THE MEDIUM IS THE MESSAGE

There is a well-known maxim that says the medium is the message. It’s slightly exaggerated, of course, but it nevertheless contains a powerful, biblical truth. The medium, in our case a pastor or a Christian embodies to a certain degree the message he or she proclaims, so that the medium influences how the message is perceived.

Weight loss commercials especially employ this principle by having a well-known celebrity, like Marie Osmond, who has lost, say 50 lbs. using their product, promote its obvious benefits. In this case, Marie Osmond is not simply an objective, neutral spokesperson; rather she embodies the very message she delivers, lending greater credence to her sales pitch.

Sometimes we refer to this as “incarnational communication.” The supreme example is the birth of God’s one and only Son, which we call the incarnation. John 1:14 says, “And the Word became flesh and dwelt among us, and we have seen his glory, glory as of the only Son from the Father, full of grace and truth.” We could loosely paraphrase this verse: God’s Message took on flesh and blood. Here, we can say quite literally that “the medium is the message.” Only Jesus perfectly, flawlessly, and beautifully manifests in his person the message of God. Jesus’ words, emotions and deeds never contradicted or compromised the truth he proclaimed. In fact, everything he ever said, felt or did only served to reinforce his teaching and the revelation of God’s character.

So, for instance, when Jesus performed his first sign by turning water into wine, among other things, he demonstrated that God is a joyful God, who is in favor of wedding celebrations. When Jesus wept over Jerusalem, because he knew of the impending destruction (which came in A. D. 70), he confirmed God’s brokenness over a rebellious and stubborn people. At the healing of the man with a withered hand, we witness the tender-hearted compassion of the Father. Jesus’ life always corresponded perfectly with the truth he preached.

However, for any minister or Christian “the medium is the message” is a terrifying thought, since we know all too well that a gulf exists between the glorious message found in God’s Word and the reality of that message in our lives.

Nevertheless, “the medium is the message” cannot be avoided. When I was a seminary student, I recall listening to the opening prayer of a pastor before his sermon. He asked God “to get his personality out of the way.” I know what he was trying to say. His concern was that people only see Jesus. But he was actually praying for the impossible. Philip Brooks’ classic definition on preaching says, “Preaching is God’s truth communicated through human personality.” This is an inescapable category. There simply is no other type of preaching. Applying this to lay people, we could say that “witnessing is God’s gospel communicated through their personality.”

Thus, who we are as preachers and Christians is not to be passed over lightly. When God’s truth is communicated through our personality, our character, we invariably magnify or mute the message. We either lend credibility to the message or we undermine it.
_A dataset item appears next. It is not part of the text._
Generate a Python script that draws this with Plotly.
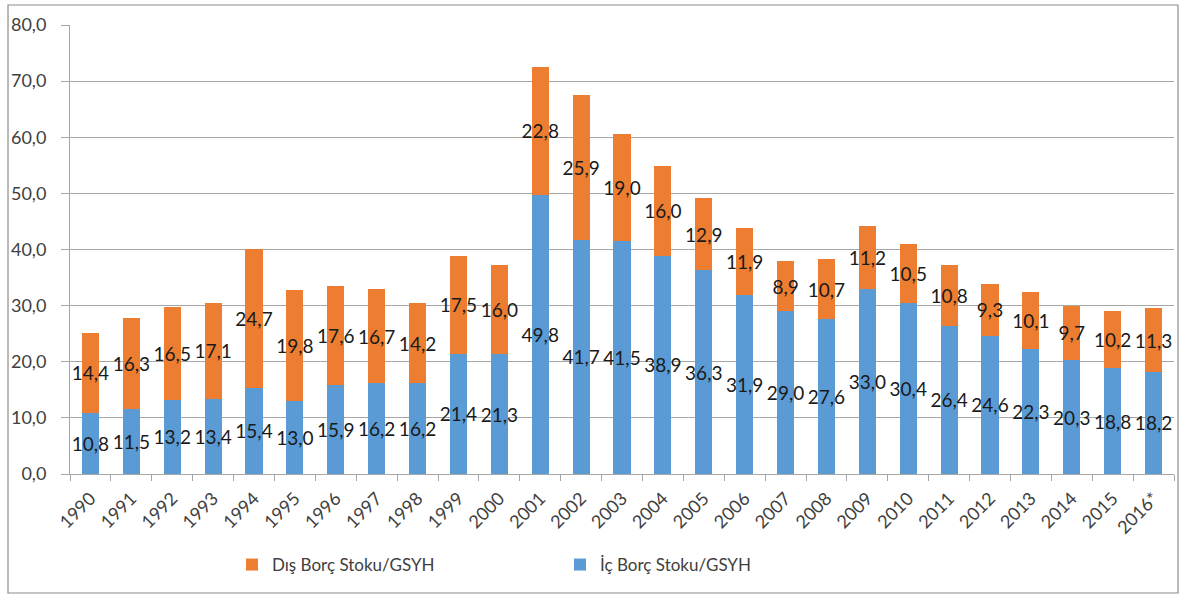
import plotly.graph_objects as go

years = ["1990", "1991", "1992", "1993", "1994", "1995", "1996", "1997", "1998",
         "1999", "2000", "2001", "2002", "2003", "2004", "2005", "2006", "2007",
         "2008", "2009", "2010", "2011", "2012", "2013", "2014", "2015", "2016*"]

ic_borc = [10.8, 11.5, 13.2, 13.4, 15.4, 13.0, 15.9, 16.2, 16.2, 21.4, 21.3, 49.8,
           41.7, 41.5, 38.9, 36.3, 31.9, 29.0, 27.6, 33.0, 30.4, 26.4, 24.6, 22.3,
           20.3, 18.8, 18.2]

dis_borc = [14.4, 16.3, 16.5, 17.1, 24.7, 19.8, 17.6, 16.7, 14.2, 17.5, 16.0, 22.8,
            25.9, 19.0, 16.0, 12.9, 11.9, 8.9, 10.7, 11.2, 10.5, 10.8, 9.3, 10.1,
            9.7, 10.2, 11.3]

FONT = "Lato"
label_font = dict(family=FONT, size=19, color="#1a1a1a")

fig = go.Figure()
fig.add_trace(go.Bar(
    x=years, y=ic_borc, name="İç Borç Stoku/GSYH",
    marker=dict(color="#5b9bd5", line=dict(width=0)),
    texttemplate="%{y:.1f}", textposition="inside", insidetextanchor="middle",
    textangle=0, constraintext="none", insidetextfont=label_font,
))
fig.add_trace(go.Bar(
    x=years, y=dis_borc, name="Dış Borç Stoku/GSYH",
    marker=dict(color="#ed7d31", line=dict(width=0)),
    texttemplate="%{y:.1f}", textposition="inside", insidetextanchor="middle",
    textangle=0, constraintext="none", insidetextfont=label_font,
))

# plot area: x 70..1174, y 25..474 (pixels)
L, R, T, B = 70, 10, 25, 123
W, H = 1184 - L - R, 597 - T - B

def px_x(x):
    return (x - L) / W

def px_y(y):
    return (597 - B - y) / H

fig.add_shape(type="rect", xref="paper", yref="paper",
              x0=px_x(8), x1=px_x(1178), y0=px_y(593), y1=px_y(5),
              line=dict(color="#8c8c8c", width=1.2), fillcolor="rgba(0,0,0,0)",
              layer="below")

fig.update_layout(
    barmode="stack",
    bargap=0.58,
    width=1184, height=597,
    margin=dict(l=L, r=R, t=T, b=B),
    paper_bgcolor="white", plot_bgcolor="white",
    separators=",.",
    font=dict(family=FONT, color="#404040"),
    showlegend=True,
    legend=dict(
        orientation="h", traceorder="reversed",
        x=px_x(232), xanchor="left", y=px_y(547), yanchor="top",
        entrywidth=283, entrywidthmode="pixels",
        font=dict(family=FONT, size=17, color="#404040"),
        itemsizing="constant", bgcolor="rgba(0,0,0,0)",
    ),
    xaxis=dict(
        type="category", tickangle=-45, tickson="boundaries",
        ticks="outside", ticklen=6, tickcolor="#a6a6a6",
        showline=True, linecolor="#a6a6a6", linewidth=1,
        tickfont=dict(family=FONT, size=18, color="#404040"),
        ticklabelstandoff=6,
        showgrid=False,
    ),
    yaxis=dict(
        range=[0, 80], dtick=10, tickformat=".1f",
        ticks="outside", ticklen=8, tickcolor="#a6a6a6",
        showline=True, linecolor="#a6a6a6", linewidth=1,
        showgrid=True, gridcolor="#a6a6a6", gridwidth=1,
        zeroline=False,
        tickfont=dict(family=FONT, size=18, color="#404040"),
        ticklabelstandoff=11,
    ),
)

fig.write_html("out.html")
In Titus 2:4-5, the apostle Paul gave instructions to older women to train “young women to love their husbands and children, to be self-controlled, pure, working at home, kind, and submissive to their own husbands, that the word of God may not be reviled.” Paul also instructed the slaves of his day, with commands that apply to most employees. “Slaves are to be submissive to their own masters in everything; they are to be well-pleasing, not argumentative, not pilfering, but showing all good faith, so that in everything they may adorn the doctrine of God our Savior” (vv. 9-10). Repeatedly, Paul encourages Christians to live godly lives, so that the medium will not desecrate the message, but rather beautify it, thereby making it more enticing.

What J. I. Packer says of the preacher is equally relevant to the lay person: “How to communicate the reality of the God of Scripture across the temporal and cultural gap that separates our world from the world of the Bible has exercised many contemporary minds. It is not always noticed that God provides much of the answer to this perplexity in the person of the preacher, who is called to be a living advertisement for the relevance and power of what he proclaims” (The Preacher and Preaching, ed., Samuel T. Logan, Jr., p. 17).

Similarly, Robert Murray M’Cheyne once said famously, “It is not great talents God blesses so much as great likeness to Jesus. A holy minister [or lay person, we could add] is an [awesome] weapon in the hand of God.”